To minimize recall mistakes stemming from memory collisions, hashing functions in data management applications were traditionally engineered to map any two items, even similar ones, to very different addresses. This way, the probability of confusing distinct items could be kept low—but only at the expense of destroying any similarity relationships that may hold over the items. Because under a classical hashing scheme two similar and therefore possibly related cues may wind up very far apart in the representation space, simply “looking around” the address of the best-matching item for anything that may be worth retrieving along with it would not work. Thus, while enabling content-based retrieval, classical hashing hinders similarity-based generalization.

2.2. The Challenge of Dimensionality Reduction

Earlier in this section we noted that the measurement space in which objects external to the system are first represented is likely to be high-dimensional. Indeed, in the human visual system, the nominal dimensionality of the input signal from each eye is equal to the number of axons that comprise the optic nerve, or about 10⁶. Any perceivable similarities over visual objects or scenes must, therefore, exist as patterns in that multidimensional signal³. The task of finding such patterns is, however, extremely hard.

What kind of measurement-space pattern could be useful for similarity-based generalization? Two generic types of patterns are those that afford categorization and those that support regression (Edelman and Intrator, 2002; Bishop, 2006). In the first case, a number of previously encountered exemplars fall into a small number of distinct categories according to some characteristics, making it possible to categorize a new item by its similarity to each of those. In the second case, exemplars cluster in a subspace of dimensionality that is lower than that of the original measurement space. In each of the two cases, subsequent generalization becomes possible because the description of the data in terms of the patterns is simpler than the original representation (as per the Minimum Description Length (MDL) principle; cf. Adriaans and Vitányi, 2007).

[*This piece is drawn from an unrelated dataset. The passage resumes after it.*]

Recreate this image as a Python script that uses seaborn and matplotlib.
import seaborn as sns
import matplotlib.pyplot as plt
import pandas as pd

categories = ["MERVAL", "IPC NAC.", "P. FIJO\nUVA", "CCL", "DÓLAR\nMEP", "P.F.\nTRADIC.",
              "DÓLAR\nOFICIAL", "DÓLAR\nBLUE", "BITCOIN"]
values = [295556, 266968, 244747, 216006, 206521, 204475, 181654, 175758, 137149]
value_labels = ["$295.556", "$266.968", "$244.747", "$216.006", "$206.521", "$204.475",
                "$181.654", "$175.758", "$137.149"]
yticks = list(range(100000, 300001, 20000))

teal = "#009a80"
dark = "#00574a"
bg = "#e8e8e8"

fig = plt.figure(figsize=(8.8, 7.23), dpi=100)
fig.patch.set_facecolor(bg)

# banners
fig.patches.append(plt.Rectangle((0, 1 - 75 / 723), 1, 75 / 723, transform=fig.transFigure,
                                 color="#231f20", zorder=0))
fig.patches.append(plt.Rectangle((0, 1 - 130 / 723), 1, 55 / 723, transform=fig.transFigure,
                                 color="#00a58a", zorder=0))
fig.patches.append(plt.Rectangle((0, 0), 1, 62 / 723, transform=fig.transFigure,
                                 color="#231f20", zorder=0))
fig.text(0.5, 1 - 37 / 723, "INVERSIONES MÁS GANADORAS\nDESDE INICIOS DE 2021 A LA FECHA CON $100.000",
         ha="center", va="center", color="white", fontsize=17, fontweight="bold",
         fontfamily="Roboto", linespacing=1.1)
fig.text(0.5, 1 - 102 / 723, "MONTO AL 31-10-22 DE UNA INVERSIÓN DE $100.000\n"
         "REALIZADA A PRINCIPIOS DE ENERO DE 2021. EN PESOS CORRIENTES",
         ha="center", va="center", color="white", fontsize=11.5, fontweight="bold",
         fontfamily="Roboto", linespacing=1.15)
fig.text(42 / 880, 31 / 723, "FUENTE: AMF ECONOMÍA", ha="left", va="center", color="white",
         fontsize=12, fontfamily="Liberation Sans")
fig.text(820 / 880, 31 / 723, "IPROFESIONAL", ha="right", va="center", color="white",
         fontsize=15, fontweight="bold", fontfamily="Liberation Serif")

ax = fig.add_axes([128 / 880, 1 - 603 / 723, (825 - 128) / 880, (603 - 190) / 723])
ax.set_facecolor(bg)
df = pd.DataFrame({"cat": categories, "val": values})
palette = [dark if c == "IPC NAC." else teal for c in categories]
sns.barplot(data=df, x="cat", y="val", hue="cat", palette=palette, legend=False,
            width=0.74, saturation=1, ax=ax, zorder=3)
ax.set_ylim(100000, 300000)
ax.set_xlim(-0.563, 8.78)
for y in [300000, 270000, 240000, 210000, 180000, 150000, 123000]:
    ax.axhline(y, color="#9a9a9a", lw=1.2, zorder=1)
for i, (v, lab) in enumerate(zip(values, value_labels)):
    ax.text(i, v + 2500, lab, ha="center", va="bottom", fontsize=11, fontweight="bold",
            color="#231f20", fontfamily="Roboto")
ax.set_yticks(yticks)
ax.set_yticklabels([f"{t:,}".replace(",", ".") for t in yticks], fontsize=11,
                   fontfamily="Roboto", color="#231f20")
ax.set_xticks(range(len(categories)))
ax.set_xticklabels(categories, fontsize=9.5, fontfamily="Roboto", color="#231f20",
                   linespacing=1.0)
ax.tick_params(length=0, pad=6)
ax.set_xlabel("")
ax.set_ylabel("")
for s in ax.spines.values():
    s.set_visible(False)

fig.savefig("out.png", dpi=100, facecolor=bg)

The problem is that the characteristics that define the “small number” of clusters or the “lower-dimensional” subspace in the above formulation need not correspond to any of the original measurement dimensions by themselves. The similarity of two spatially sampled visual objects, for instance, is always distributed over a multitude of pixels (that is, dimensions) rather than being confined to a single pixel. The visual system must find the right function of pixel values (e.g., a rotation of the original space followed by a projection onto a subspace, if the function is constrained to be linear) under which the sought-after similarity pattern—in the two-category case, a bimodal distribution—is made explicit (in the sense of Marr, 1982).

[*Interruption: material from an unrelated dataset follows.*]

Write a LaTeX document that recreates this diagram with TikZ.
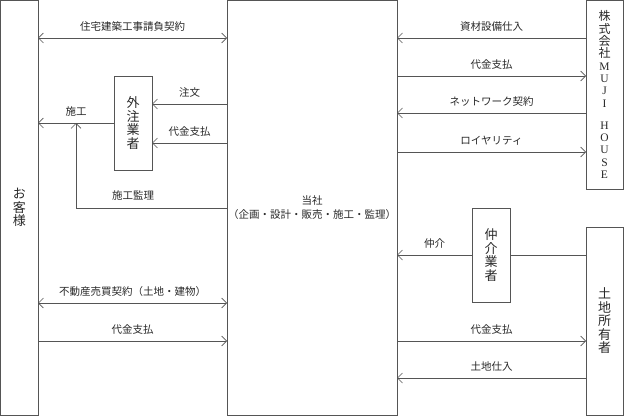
\documentclass[tikz,border=0pt]{standalone}
\usepackage{fontspec}
\setmainfont{Noto Sans CJK JP}
\newfontfamily\lserif{Liberation Serif}
\usetikzlibrary{arrows.meta}
\definecolor{ln}{RGB}{85,85,85}
\definecolor{tx}{RGB}{40,40,40}
\tikzset{
  box/.style={draw=ln, line width=0.7pt, inner sep=0pt, outer sep=0pt, anchor=north west, align=center, text=tx},
  vtext/.style={font=\fontsize{13}{13.5}\selectfont},
  arr/.style={draw=ln, line width=0.7pt, >={Straight Barb[length=5pt,width=10pt]}},
  lbl/.style={above=6pt, inner sep=0pt, text=tx, font=\fontsize{10.5}{12}\selectfont},
  lblfree/.style={inner sep=0pt, text=tx, font=\fontsize{10.5}{12}\selectfont},
}
\begin{document}
\begin{tikzpicture}[x=1pt,y=-1pt]
\useasboundingbox (0,0) rectangle (624,417);
% boxes
\node[box, vtext, minimum width=37.5pt, minimum height=414.5pt] (kyaku) at (0.5,0.5) {お\\客\\様};
\node[box, minimum width=170pt, minimum height=414.5pt, font=\fontsize{10.5}{14}\selectfont] (tosha) at (227,0.5) {当社\\（企画・設計・販売・施工・監理）};
\node[box, minimum width=37pt, minimum height=188.5pt, font=\fontsize{12}{12.3}\selectfont] (muji) at (586,0.5)
  {株\\式\\会\\社\\{\lserif\fontsize{11.5}{12}\selectfont M}\\{\lserif\fontsize{11.5}{12}\selectfont U}\\{\lserif\fontsize{11.5}{12}\selectfont J}\\{\lserif\fontsize{11.5}{12}\selectfont I}\\[10pt]{\lserif\fontsize{11.5}{12}\selectfont H}\\{\lserif\fontsize{11.5}{12}\selectfont O}\\{\lserif\fontsize{11.5}{12}\selectfont U}\\{\lserif\fontsize{11.5}{12}\selectfont S}\\{\lserif\fontsize{11.5}{12}\selectfont E}};
\node[box, vtext, minimum width=37pt, minimum height=188pt] (tochi) at (586,227) {土\\地\\所\\有\\者};
\node[box, vtext, minimum width=38pt, minimum height=94pt] (gaichu) at (114,76) {外\\注\\業\\者};
\node[box, vtext, minimum width=38pt, minimum height=94pt] (chukai) at (472,208) {仲\\介\\業\\者};
% left side connectors
\draw[arr,<->] (kyaku.east|-0,38) -- node[lbl]{住宅建築工事請負契約} (tosha.west|-0,38);
\draw[arr,->] (tosha.west|-0,104) -- node[lbl]{注文} (gaichu.east|-0,104);
\draw[arr,->] (tosha.west|-0,143) -- node[lbl]{代金支払} (gaichu.east|-0,143);
\draw[arr,->] (gaichu.west) -- node[lbl]{施工} (kyaku.east|-gaichu.west);
\coordinate (sk) at (76,123);
\draw[arr,->] (tosha.west|-0,208) -| (sk);
\node[lblfree] (skl) at (133,196) {施工監理};
\draw[arr,<->] (kyaku.east|-0,303) -- node[lbl]{不動産売買契約（土地・建物）} (tosha.west|-0,303);
\draw[arr,->] (kyaku.east|-0,341) -- node[lbl]{代金支払} (tosha.west|-0,341);
% right side connectors
\draw[arr,->] (muji.west|-0,38) -- node[lbl]{資材設備仕入} (tosha.east|-0,38);
\draw[arr,->] (tosha.east|-0,76) -- node[lbl]{代金支払} (muji.west|-0,76);
\draw[arr,->] (muji.west|-0,113) -- node[lbl]{ネットワーク契約} (tosha.east|-0,113);
\draw[arr,->] (tosha.east|-0,152) -- node[lbl]{ロイヤリティ} (muji.west|-0,152);
\draw[arr] (tochi.west|-chukai.east) -- (chukai.east);
\draw[arr,->] (chukai.west) -- node[lbl]{仲介} (tosha.east|-chukai.west);
\draw[arr,->] (tosha.east|-0,341) -- node[lbl]{代金支払} (tochi.west|-0,341);
\draw[arr,->] (tochi.west|-0,378) -- node[lbl]{土地仕入} (tosha.east|-0,378);
\end{tikzpicture}
\end{document}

The linear version of the problem of finding such a function is known as projection pursuit (Huber, 1985). By the central limit theorem, most low-dimensional projections of a high-dimensional “cloud” of points will be approximately normal, that is, they will look like noise. Consequently, an “interesting” projection is one that yields a distribution that deviates from normality, e.g., because it is bimodal, or perhaps heavy-tailed (Intrator and Cooper, 1992). Algorithms based on this approach can be extremely effective in cases where the pattern of interest is indeed linear (e.g., two linearly separable clusters of data points side by side). They are, however, of no avail in the general case, where no linear projection can do the job (e.g., if the pattern consists of two concentric spherical shells of data points).

2.3. The Complexity of Learning from Examples

A complementary problem to the separation of a pattern into a few clusters or a subspace of a few dimensions is that of pattern build-up. How many data points suffice to define a pattern that can support reliable generalization? This question is of central concern in machine learning (along with the related issue of the number of degrees of freedom of the learning mechanism; e.g., Haussler, 1992). Intuitively, learning from examples can be seen as an instance of function approximation (Poggio, 1990), which suggests that the set of examples must cover the domain of the sought-after function in a representative manner⁴.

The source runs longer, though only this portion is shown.